CF1537F Figure Fixing
Description
You have a connected undirected graph made of $ n $ nodes and $ m $ edges. The $ i $ -th node has a value $ v_i $ and a target value $ t_i $ .
In an operation, you can choose an edge $ (i, j) $ and add $ k $ to both $ v_i $ and $ v_j $ , where $ k $ can be any integer. In particular, $ k $ can be negative.
Your task to determine if it is possible that by doing some finite number of operations (possibly zero), you can achieve for every node $ i $ , $ v_i = t_i $ .
Input Format
The first line contains a single integer $ t $ ( $ 1 \leq t \leq 1000 $ ), the number of test cases. Then the test cases follow.

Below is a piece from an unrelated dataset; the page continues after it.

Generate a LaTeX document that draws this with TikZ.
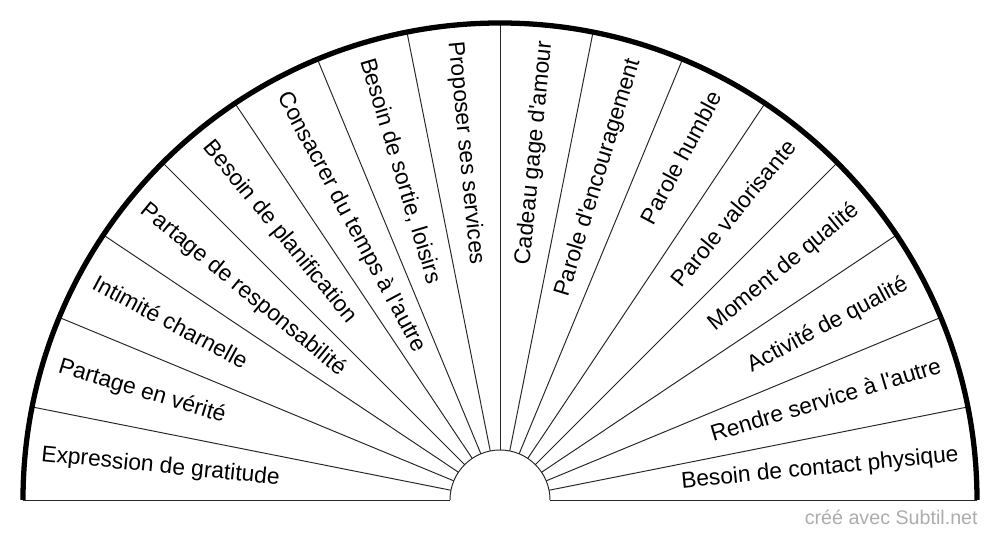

The first line of each test case contains two integers $ n $ , $ m $ ( $ 2 \leq n \leq 2\cdot 10^5 $ , $ n-1\leq m\leq \min(2\cdot 10^5, \frac{n(n-1)}{2}) $ ) — the number of nodes and edges respectively.
The second line contains $ n $ integers $ v_1\ldots, v_n $ ( $ -10^9 \leq v_i \leq 10^9 $ ) — initial values of nodes.

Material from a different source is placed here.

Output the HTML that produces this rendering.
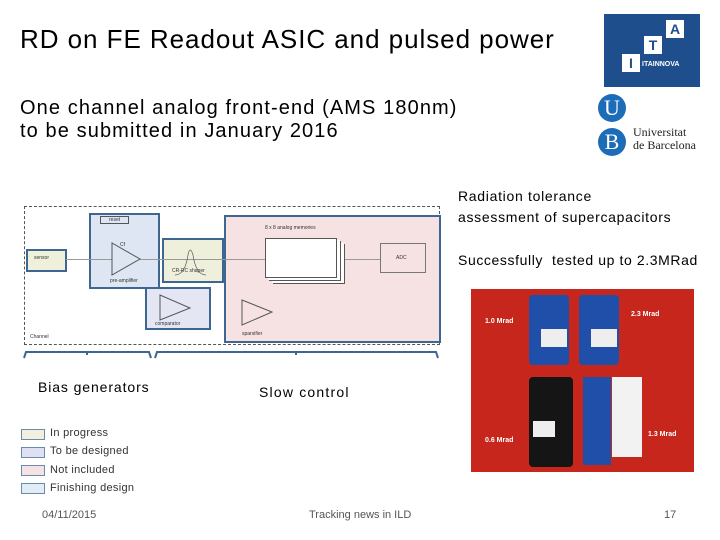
<!DOCTYPE html>
<html><head><meta charset="utf-8"><style>
body{margin:0;width:720px;height:540px;background:#fff;position:relative;overflow:hidden;font-family:"Liberation Sans",sans-serif;color:#000}
.a{position:absolute}
.t{font-size:14px}
.b{position:absolute;border:2px solid #3d6791}
.lg{position:absolute;width:22px;height:9px;border:1.5px solid #6a8bb0}
.lt{position:absolute;font-size:11px;color:#333;left:50px;letter-spacing:0.3px}
.s{font-size:5px;color:#333;position:absolute}
</style></head><body>
<div class="a" style="left:20px;top:24px;font-size:26px;letter-spacing:0.95px">RD on FE Readout ASIC and pulsed power</div>
<div class="a" style="left:20px;top:97px;font-size:20px;line-height:23px;letter-spacing:1.1px">One channel analog front-end (AMS 180nm)<br>to be submitted in January 2016</div>
<!-- ITA logo -->
<div class="a" style="left:604px;top:14px;width:96px;height:73px;background:#1f4e8c">
<div class="a" style="left:62px;top:6px;width:18px;height:18px;background:#fff;color:#1f4e8c;font-weight:bold;font-size:14px;text-align:center;line-height:18px">A</div>
<div class="a" style="left:40px;top:22px;width:18px;height:18px;background:#fff;color:#1f4e8c;font-weight:bold;font-size:14px;text-align:center;line-height:18px">T</div>
<div class="a" style="left:18px;top:40px;width:18px;height:18px;background:#fff;color:#1f4e8c;font-weight:bold;font-size:14px;text-align:center;line-height:18px">I</div>
<div class="a" style="left:38px;top:47px;color:#fff;font-size:7px;font-weight:bold">ITAINNOVA</div>
</div>
<div class="a" style="left:598px;top:94px;width:28px;height:28px;border-radius:50%;background:#1c6cb8;color:#fff;font-family:'Liberation Serif',serif;font-size:22px;text-align:center;line-height:28px">U</div>
<div class="a" style="left:598px;top:128px;width:28px;height:28px;border-radius:50%;background:#1c6cb8;color:#fff;font-family:'Liberation Serif',serif;font-size:22px;text-align:center;line-height:28px">B</div>
<div class="a" style="left:633px;top:126px;font-family:'Liberation Serif',serif;font-size:12px;line-height:13px;color:#222">Universitat<br>de Barcelona</div>
<div class="a" style="left:458px;top:186px;font-size:14px;line-height:21px;letter-spacing:0.7px">Radiation tolerance<br>assessment of supercapacitors</div>
<div class="a" style="left:458px;top:252px;font-size:14px;letter-spacing:0.6px">Successfully &nbsp;tested up to 2.3MRad</div>
<!-- diagram -->
<div class="a" style="left:24px;top:206px;width:414px;height:137px;border:1.5px dashed #555"></div>
<div class="b" style="left:224px;top:215px;width:213px;height:124px;background:#f6e2e2"></div>
<div class="b" style="left:26px;top:249px;width:37px;height:19px;background:#eef0dc"></div>
<div class="b" style="left:89px;top:213px;width:67px;height:72px;background:#dde6f2"></div>
<div class="b" style="left:162px;top:238px;width:58px;height:41px;background:#eef0dc"></div>
<div class="b" style="left:145px;top:287px;width:62px;height:39px;background:#e4e6f4"></div>
<div class="a" style="left:380px;top:243px;width:44px;height:28px;border:1px solid #777"></div>
<div class="a" style="left:66px;top:259px;width:314px;height:1px;background:#999"></div>
<div class="a" style="left:265px;top:238px;width:70px;height:38px;border:1px solid #555;background:#fff;box-shadow:3px 2px 0 #fff,4px 3px 0 #555,7px 5px 0 #fff,8px 6px 0 #555"></div>
<svg class="a" style="left:0;top:0" width="720" height="540">
<polygon points="112,243 112,275 140,259" fill="#dde6f2" stroke="#555" stroke-width="1"/>
<polygon points="160,295 160,320 190,308" fill="none" stroke="#555"/>
<polygon points="242,300 242,325 272,312" fill="none" stroke="#555"/>
<path d="M175,275 Q185,275 188,255 Q190,245 193,255 Q196,275 206,275" fill="none" stroke="#555" stroke-width="0.7"/>
<path d="M24,358 L26,352 L149,352 L151,358 M155,358 L157,352 L436,352 L438,358 M87,352 L87,355 M296,352 L296,355" fill="none" stroke="#3d6791" stroke-width="2"/>
</svg>
<div class="s" style="left:34px;top:255px">sensor</div>
<div class="s" style="left:100px;top:216px;border:1px solid #555;padding:0 8px">reset</div>
<div class="s" style="left:120px;top:242px">Cf</div>
<div class="s" style="left:110px;top:278px">pre-amplifier</div>
<div class="s" style="left:172px;top:268px">CR-RC shaper</div>
<div class="s" style="left:155px;top:321px">comparator</div>
<div class="s" style="left:265px;top:225px">8 x 8 analog memories</div>
<div class="s" style="left:396px;top:255px">ADC</div>
<div class="s" style="left:242px;top:331px">sparsifier</div>
<div class="s" style="left:30px;top:334px">Channel</div>
<div class="a t" style="left:38px;top:379px;letter-spacing:0.9px">Bias generators</div>
<div class="a t" style="left:259px;top:384px;letter-spacing:1.2px">Slow control</div>
<!-- legend -->
<div class="lg" style="left:21px;top:429px;background:#f2f0dc"></div><div class="lt" style="top:427px">In progress</div>
<div class="lg" style="left:21px;top:447px;background:#dfe0f4"></div><div class="lt" style="top:445px">To be designed</div>
<div class="lg" style="left:21px;top:465px;background:#f6e2e2"></div><div class="lt" style="top:464px">Not included</div>
<div class="lg" style="left:21px;top:483px;background:#e2ecf6"></div><div class="lt" style="top:482px">Finishing design</div>
<!-- photo -->
<div class="a" style="left:471px;top:289px;width:223px;height:183px;background:#c7261c;overflow:hidden">
<div class="a" style="left:58px;top:6px;width:40px;height:70px;background:#1f4fa8;border-radius:4px"></div>
<div class="a" style="left:108px;top:6px;width:40px;height:70px;background:#1f4fa8;border-radius:4px"></div>
<div class="a" style="left:58px;top:88px;width:44px;height:90px;background:#151515;border-radius:4px"></div>
<div class="a" style="left:112px;top:88px;width:28px;height:88px;background:#1f4fa8"></div>
<div class="a" style="left:141px;top:88px;width:30px;height:80px;background:#f2f2f2"></div>
<div class="a" style="left:70px;top:40px;width:26px;height:18px;background:#eee"></div>
<div class="a" style="left:120px;top:40px;width:26px;height:18px;background:#eee"></div>
<div class="a" style="left:62px;top:132px;width:22px;height:16px;background:#eee"></div>
<div class="a" style="left:14px;top:29px;color:#fff;font-size:7px;font-weight:bold">1.0 Mrad</div>
<div class="a" style="left:160px;top:22px;color:#fff;font-size:7px;font-weight:bold">2.3 Mrad</div>
<div class="a" style="left:14px;top:148px;color:#fff;font-size:7px;font-weight:bold">0.6 Mrad</div>
<div class="a" style="left:177px;top:142px;color:#fff;font-size:7px;font-weight:bold">1.3 Mrad</div>
</div>
<div class="a" style="left:42px;top:509px;font-size:11px;color:#555">04/11/2015</div>
<div class="a" style="left:309px;top:509px;font-size:11px;color:#555">Tracking news in ILD</div>
<div class="a" style="left:664px;top:509px;font-size:11px;color:#555">17</div>
</body></html>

The third line contains $ n $ integers $ t_1\ldots, t_n $ ( $ -10^9 \leq t_i \leq 10^9 $ ) — target values of nodes.
Each of the next $ m $ lines contains two integers $ i $ and $ j $ representing an edge between node $ i $ and node $ j $ ( $ 1 \leq i, j \leq n $ , $ i\ne j $ ).

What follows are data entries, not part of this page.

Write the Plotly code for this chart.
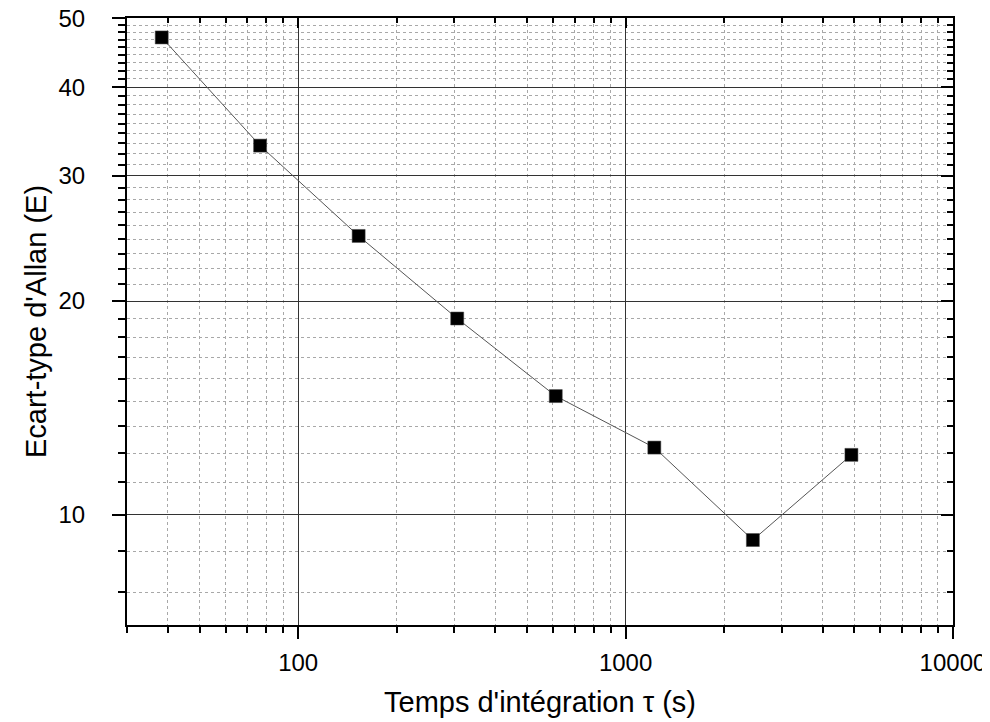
import plotly.graph_objects as go
import math

# intégration time tau (s) and Allan deviation (E)
tau = [38.3, 76.5, 153, 306, 612, 1224, 2448, 4896]
adev = [47.0, 33.1, 24.7, 18.9, 14.7, 12.44, 9.22, 12.15]

x_major = [100, 1000, 10000]
x_labels = ["100", "1000", "10000"]
y_major = [10, 20, 30, 40, 50]
y_labels = ["10", "20", "30", "40", "50"]

# minor ticks: log digits on x, Origin-style 9 equal parts on y
x_minor = [d * 10 ** e for e in (1, 2, 3) for d in range(2, 10) if 30 <= d * 10 ** e <= 10000]
y_minor = [a + k * 10 / 9 for a in (0, 10, 20, 30, 40) for k in range(1, 9)]
y_minor = [v for v in y_minor if 7 <= v <= 50]

FONT = "Liberation Sans, Arial, sans-serif"
xr = [math.log10(30), 4.0001]
yr = [math.log10(7), math.log10(50) + 0.0005]

fig = go.Figure()
fig.add_trace(go.Scatter(
    x=tau, y=adev, mode="lines+markers",
    line=dict(color="#555555", width=1),
    marker=dict(symbol="square", size=13, color="black", line=dict(color="#444", width=0.5)),
    showlegend=False,
))
fig.add_trace(go.Scatter(x=[], y=[], xaxis="x2", yaxis="y2", showlegend=False))

axis_common = dict(
    type="log", showline=True, linecolor="black", linewidth=2,
    tickcolor="black", tickwidth=2, zeroline=False, automargin=False,
)

# page body has an 8px margin, so the figure is sized 8px smaller
fig.update_layout(
    width=982, height=714,
    margin=dict(l=119, r=37, t=10, b=97),
    paper_bgcolor="white", plot_bgcolor="white",
    font=dict(family=FONT, color="black"),
    xaxis=dict(
        **axis_common, range=xr, tickmode="array", tickvals=x_major, ticktext=x_labels,
        ticks="outside", ticklen=12, tickfont=dict(size=24), ticklabelstandoff=3,
        ticklabeloverflow="allow",
        showgrid=True, gridcolor="#333333", gridwidth=1,
        minor=dict(tickmode="array", tickvals=x_minor, ticks="outside", ticklen=6,
                   tickwidth=2, tickcolor="black", showgrid=True,
                   gridcolor="#a8a8a8", gridwidth=1, griddash="dot"),
        title=dict(text="Temps d'intégration τ (s)", font=dict(size=29), standoff=17),
    ),
    yaxis=dict(
        **axis_common, range=yr, tickmode="array", tickvals=y_major, ticktext=y_labels,
        ticks="outside", ticklen=13, tickfont=dict(size=24), ticklabelstandoff=22,
        ticklabeloverflow="allow",
        showgrid=True, gridcolor="#333333", gridwidth=1,
        minor=dict(tickmode="array", tickvals=y_minor, ticks="outside", ticklen=7,
                   tickwidth=2, tickcolor="black", showgrid=True,
                   gridcolor="#a8a8a8", gridwidth=1, griddash="dot"),
        title=dict(text="Ecart-type d'Allan (E)", font=dict(size=29), standoff=3),
    ),
    xaxis2=dict(
        **axis_common, range=xr, overlaying="x", side="top", anchor="y2",
        tickmode="array", tickvals=x_major, ticks="inside", ticklen=10,
        showticklabels=False, showgrid=False,
        minor=dict(tickmode="array", tickvals=x_minor, ticks="inside", ticklen=5,
                   tickwidth=2, tickcolor="black", showgrid=False),
    ),
    yaxis2=dict(
        **axis_common, range=yr, overlaying="y", side="right", anchor="x2",
        tickmode="array", tickvals=y_major, ticks="inside", ticklen=12,
        showticklabels=False, showgrid=False,
        minor=dict(tickmode="array", tickvals=y_minor, ticks="inside", ticklen=6,
                   tickwidth=2, tickcolor="black", showgrid=False),
    ),
)

fig.write_html("out.html")
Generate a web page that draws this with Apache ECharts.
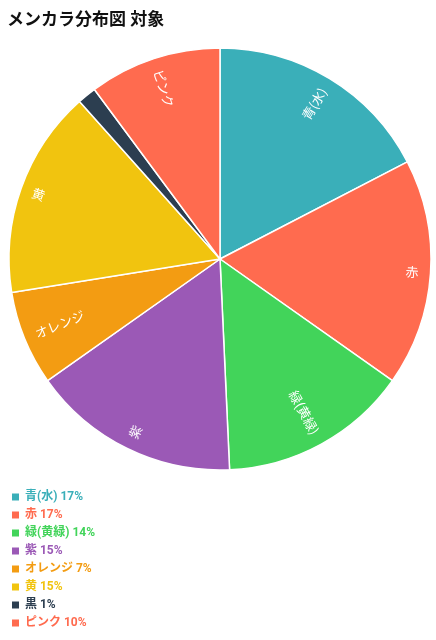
<!DOCTYPE html>
<html>
<head>
<meta charset="utf-8">
<script src="https://cdn.jsdelivr.net/npm/echarts@6/dist/echarts.min.js"></script>
<style>
html,body{margin:0;padding:0;background:#fff;}
#main{width:436px;height:640px;}
</style>
</head>
<body>
<div id="main"></div>
<script>
// メンカラ分布図のデータ
var names = ['青(水)', '赤', '緑(黄緑)', '紫', 'オレンジ', '黄', '黒', 'ピンク'];
var counts = [12, 12, 10, 11, 5, 11, 1, 7];
var colors = ['#3aafb9', '#ff6b4f', '#42d45a', '#9b59b6', '#f39c12', '#f1c40f', '#2c3e50', '#ff6b4f'];

var total = 0;
for (var i = 0; i < counts.length; i++) total += counts[i];

// 各スライスが右半分か左半分か（ラベルの寄せ方向）
var rightSide = [];
var acc = 0;
for (var i = 0; i < counts.length; i++) {
	rightSide[i] = (acc + counts[i] / 2) < total / 2;
	acc += counts[i];
}

var pieData = [];
var legendData = [];
for (var i = 0; i < names.length; i++) {
	pieData.push({name: names[i], value: counts[i]});
	legendData.push({name: names[i], textStyle: {color: colors[i]}});
}

var myChart = echarts.init(document.getElementById('main'));
myChart.setOption({
	color: colors,
	animation: false,
	textStyle: {fontFamily: 'Roboto, "Noto Sans CJK JP", sans-serif'},
	title: {
		text: 'メンカラ分布図 対象',
		left: 2,
		top: 7,
		textStyle: {fontSize: 17, fontWeight: 'bold', color: '#111'}
	},
	legend: {
		orient: 'vertical',
		left: 5,
		top: 486,
		icon: 'rect',
		itemWidth: 9,
		itemHeight: 9,
		itemGap: 6,
		textStyle: {fontSize: 12, fontWeight: 'bold'},
		formatter: function(name) {
			var idx = names.indexOf(name);
			return name + ' ' + Math.floor(counts[idx] / total * 100) + '%';
		},
		data: legendData
	},
	series: [{
		name: 'メンカラ',
		type: 'pie',
		center: [220, 259],
		radius: [0, 211],
		startAngle: 90,
		label: {show: false},
		labelLine: {show: false},
		itemStyle: {borderColor: '#fff', borderWidth: 1.5},
		emphasis: {disabled: true},
		data: pieData
	}, {
		// ラベル用の透明な外周リング
		name: 'ラベル',
		type: 'pie',
		center: [220, 259],
		radius: [181, 211],
		startAngle: 90,
		silent: true,
		minShowLabelAngle: 10,
		itemStyle: {color: 'rgba(0,0,0,0)', borderWidth: 0},
		label: {
			show: true,
			position: 'inside',
			rotate: 'radial',
			color: '#fff',
			fontSize: 13,
			fontFamily: '"Noto Sans CJK JP", sans-serif',
			formatter: '{b}'
		},
		labelLine: {show: false},
		labelLayout: function(params) {
			return {align: rightSide[params.dataIndex] ? 'right' : 'left'};
		},
		emphasis: {disabled: true},
		data: pieData
	}]
});
</script>
</body>
</html>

It is guaranteed that the graph is connected and there is at most one edge between the same pair of nodes.
It is guaranteed that the sum of $ n $ over all testcases does not exceed $ 2 \cdot 10^5 $ and the sum of $ m $ over all testcases does not exceed $ 2 \cdot 10^5 $ .
Output Format
For each test case, if it is possible for every node to reach its target after some number of operations, print "YES". Otherwise, print "NO".
Explanation/Hint
Here is a visualization of the first test case (the orange values denote the initial values and the blue ones the desired values):
One possible order of operations to obtain the desired values for each node is the following:
- Operation $ 1 $ : Add $ 2 $ to nodes $ 2 $ and $ 3 $ .
- Operation $ 2 $ : Add $ -2 $ to nodes $ 1 $ and $ 4 $ .
- Operation $ 3 $ : Add $ 6 $ to nodes $ 3 $ and $ 4 $ .
Now we can see that in total we added $ -2 $ to node $ 1 $ , $ 2 $ to node $ 2 $ , $ 8 $ to node $ 3 $ and $ 4 $ to node $ 4 $ which brings each node exactly to it's desired value.
For the graph from the second test case it's impossible to get the target values.